Thursday, February 25, 2010

Fertility treatment: 1668

At this time the court fell into much extravagance in masquerading; both king and queen, and all the court, went about masked, and came into houses unknown, and danced there with a great deal of wild frolic. In all this people were so disguised, that without being on the secret none could distinguish them. They were carried about in hackney chairs. Once the queen's chairmen, not knowing who she was, went from her: so she was alone, and was much disturbed, and came to Whitehall in a hackney coach: some say it was in a cart. The duke of Buckingham proposed to the king, that he would give him leave to steal her away, and send her to a plantation, where she should be well and carefully looked to, but never heard of any more; so it should be given out, that she had deserted; and upon that it would fall in with some principles to carry an act for a divorce, grounded upon the pretence of a wilful desertion. Sir Robert Murray told me, that the king himself rejected this with horror.

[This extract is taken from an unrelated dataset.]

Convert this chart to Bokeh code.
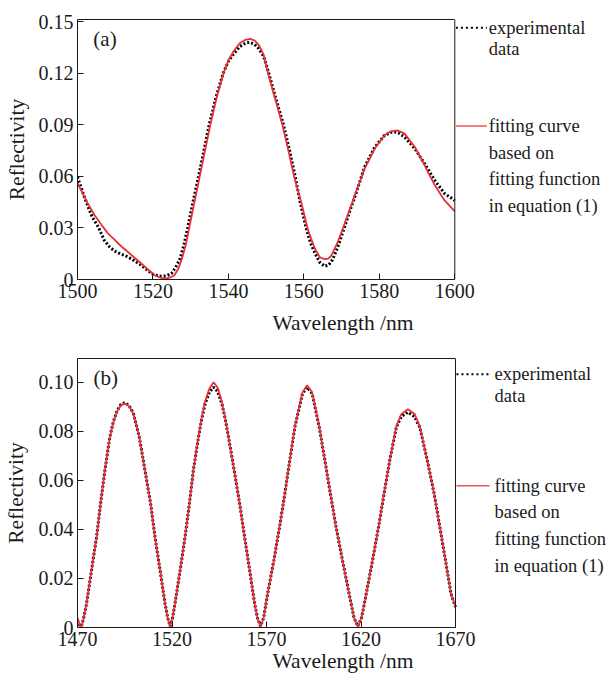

He said, it was a wicked thing to make a poor lady miserable, only because she was his wife, and had no children by him, which was no fault of hers.
--From History of his own Times--

Other options that were suggested included polygamy.

3 comments:

Pete said...

I doubt either of these methods were covered by insurance, just like today!

Jason (the commenter) said...

They were experimental treatments only offered to members of the government and funded by taxpayers.

Trooper York said...

"They were carried about in hackney chairs"

Wait a minute! Doesn't the evil blogger lady hold the Hacknied Chair at the University of Wisconsin at Madison?